Segundo a investigação, desencadeada por Pieter Twisk, um produtor televisivo holandês, e liderada por Vince Pankoke, agente do FBI reformado, Van den Bergh ter-se-á visto numa situação impossível. Tendo na sua posse uma lista das famílias judias escondidas na cidade sob ocupação nazi, à qual acedera através do Conselho Judaico de Amesterdão, formado compulsivamente pelos ocupantes para gerir, sob as suas ordens, os assuntos da comunidade, viu-se obrigado a utilizar essa informação como forma de adiar a sua própria deportação e da sua família para os campos de concentração.
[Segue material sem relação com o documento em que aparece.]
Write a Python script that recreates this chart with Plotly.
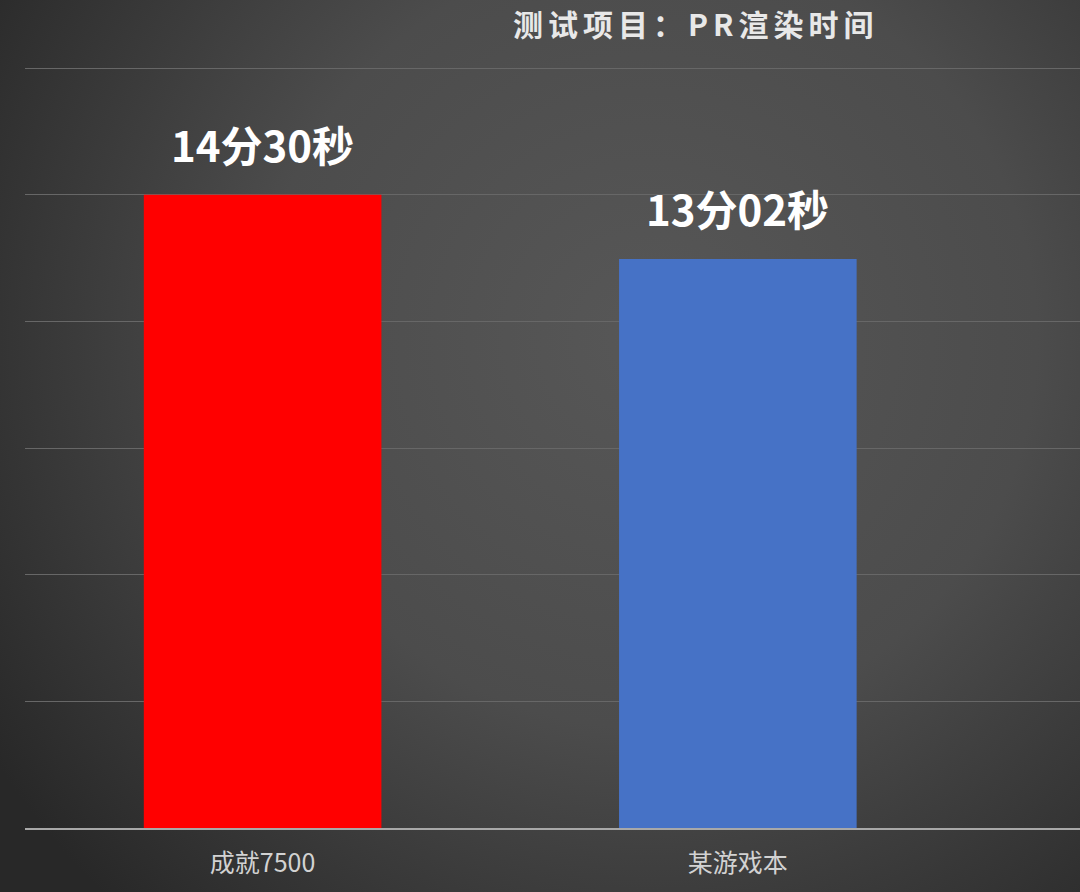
import base64
import plotly.graph_objects as go

# ---- data ----
categories = ["成就7500", "某游戏本"]
seconds = [870, 782]              # 14分30秒, 13分02秒
value_labels = ["14分30秒", "13分02秒"]
bar_colors = ["#FF0000", "#4672C6"]
title_text = "测试项目：PR渲染时间"

W, H = 1080, 892
ML, MR, MT, MB = 25, 0, 42, 64
PW, PH = W - ML - MR, H - MT - MB

# radial gradient background (styling only)
svg = f'''<svg xmlns="http://www.w3.org/2000/svg" width="{W}" height="{H}" preserveAspectRatio="none">
<defs><radialGradient id="g" gradientUnits="userSpaceOnUse" cx="{W*0.6}" cy="{H*0.38}" r="{W*0.72}">
<stop offset="0" stop-color="#575757"/>
<stop offset="0.5" stop-color="#4c4c4c"/>
<stop offset="1" stop-color="#282828"/>
</radialGradient></defs>
<rect width="{W}" height="{H}" fill="url(#g)"/></svg>'''
bg_uri = "data:image/svg+xml;base64," + base64.b64encode(svg.encode()).decode()

fig = go.Figure()
fig.add_trace(go.Bar(
    x=categories, y=seconds, width=0.5,
    marker=dict(color=bar_colors, line=dict(width=0)),
    hoverinfo="skip",
))

for c, v, t in zip(categories, seconds, value_labels):
    fig.add_annotation(
        x=c, y=v, xref="x", yref="y", text=f"<b>{t}</b>", showarrow=False,
        yanchor="middle", yshift=51,
        font=dict(family="Noto Sans CJK SC", size=42, color="#FFFFFF"),
    )

spaced_title = "\u2006".join(list(title_text))
fig.add_annotation(
    x=(693 - ML) / PW, y=1 + (MT - 23) / PH, xref="paper", yref="paper",
    text=f"<b>{spaced_title}</b>",
    showarrow=False, xanchor="center", yanchor="middle",
    font=dict(family="Noto Sans CJK SC", size=30, color="#E8E8E8"),
)

fig.update_layout(
    width=W, height=H,
    margin=dict(l=ML, r=MR, t=MT, b=MB),
    paper_bgcolor="#3a3a3a", plot_bgcolor="rgba(0,0,0,0)",
    showlegend=False,
    images=[dict(source=bg_uri, xref="paper", yref="paper", x=-ML / PW, y=1 + MT / PH,
                 sizex=W / PW, sizey=H / PH, xanchor="left", yanchor="top",
                 sizing="stretch", layer="below")],
    font=dict(family="Noto Sans CJK SC", color="#D0D0D0"),
)
fig.update_xaxes(
    range=[-0.5, 1.72], showgrid=False, showline=True, linecolor="#A8A8A8", linewidth=2,
    ticks="", tickfont=dict(size=25, color="#D2D2D2"), ticklabelstandoff=12, fixedrange=True,
)
fig.update_yaxes(
    range=[0, 1080], dtick=174, tick0=0, showticklabels=False, showgrid=True,
    gridcolor="#676767", gridwidth=1, zeroline=False, fixedrange=True,
)

fig.write_html("out.html", config={"displayModeBar": False})
with open("out.html", encoding="utf-8") as f:
    html = f.read()
html = html.replace("<body>", '<body style="margin:0;padding:0;overflow:hidden">', 1)
with open("out.html", "w", encoding="utf-8") as f:
    f.write(html)
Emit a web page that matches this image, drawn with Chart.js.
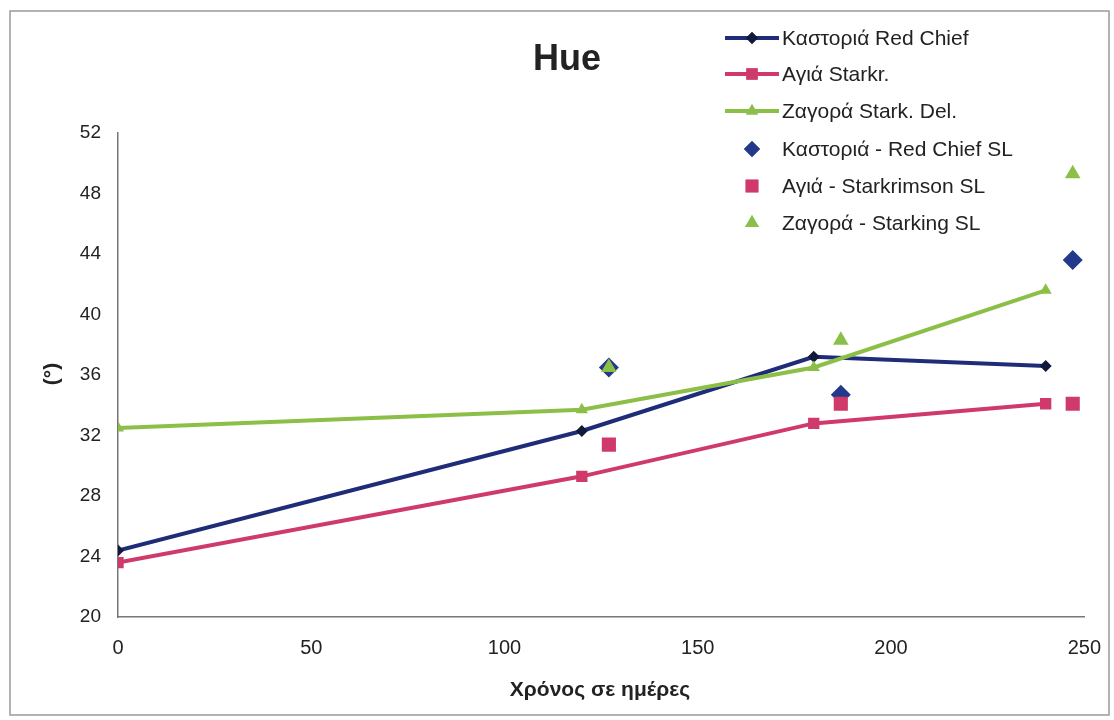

Os especialistas ouvidos pelo New York Times contestam tal raciocínio, questionando a razoabilidade de as famílias escondidas providenciarem a sua localização a uma estrutura, o Conselho Judaico, que respondia directamente perante os nazis. Os responsáveis pela nova investigação concedem não ter encontrado prova material de que uma tal lista existisse, acentuando, porém, que “provas circunstanciais também são provas”.

Reconhecendo que a investigação agora transformada em livro fornece novas pistas para futuras pesquisas, os especialistas recusam tomar como certa a alta probabilidade de Arnold van den Bergh ser o denunciante dos Frank. O director da Casa Anne Frank, Ronald Leopold, declarou que as revelações do livro serão ali apresentadas simplesmente como mais uma teoria explicativa do destino da família.

Laurien Vastenhout vê outro problema nas conclusões da investigação: “Mais uma vez, a história de que foram os judeus que fizeram isto”, lamenta. O New York Times recorda que, após a guerra, cerca de 1500 holandeses foram condenados por terem concedido informações aos ocupantes nazis sobre a localização de cidadãos judeus escondidos. Entre eles, apenas um era judeu.